Na área do leite o objetivo da Cootap é organizar os grupos de produção, inclusive com a inserção de novas famílias, aumentar a quantidade produzida e melhorar a qualidade do alimento. Para isto, a cooperativa promoverá capacitações e colocará no debate com os associados a experiência de leite orgânico. Já no setor das hortas o intuito é fortalecer a agroindústria vegetal do Assentamento Itapuí, construída em 2016 no município de Nova Santa Rita, também na região Metropolitana de Porto Alegre. Os produtos minimamente processados e higienizados, como geleias e kits sopas, já são vendidos nas feiras orgânicas do Parque da Redenção e dos bairros Auxiliadora, Três Figueiras e Petrópolis, além de alguns shoppings da Capital. Também são entregues às escolas municipais de Nova Santa Rita. De acordo com Santos, a Cootap vai buscar novos espaços de comercialização e aumentar a diversidade de produção da agroindústria.

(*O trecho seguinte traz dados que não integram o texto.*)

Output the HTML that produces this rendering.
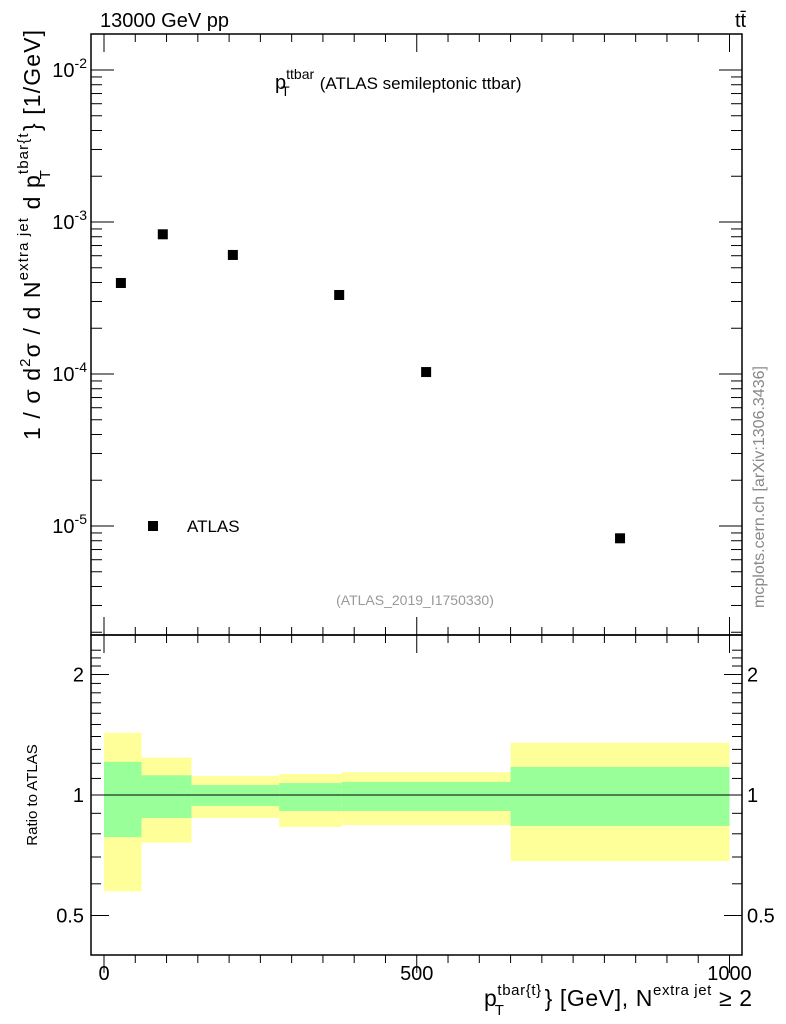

Para o assentado Emerson Giacomelli, presidente da cooperativa, o planejamento estratégico construído em conjunto com as famílias associadas ajudará no enfrentamento da crise política e econômica que atinge vários setores do país. Conforme ele, é prioridade para a Cootap manter todas as suas atividades produtivas. “Temos consciência do momento que estamos passando e dos desafios que nos esperam. É nas situações difíceis que percebemos o valor do planejamento, da gestão, da cooperação e da unidade política. O nosso compromisso para o segundo semestre é continuar organizando os assentamentos e fazendo a luta política e de projeto de sociedade. Essa tempestade vai passar e nós vamos continuar gerando vida e lutando por mais direitos a todos”, declara.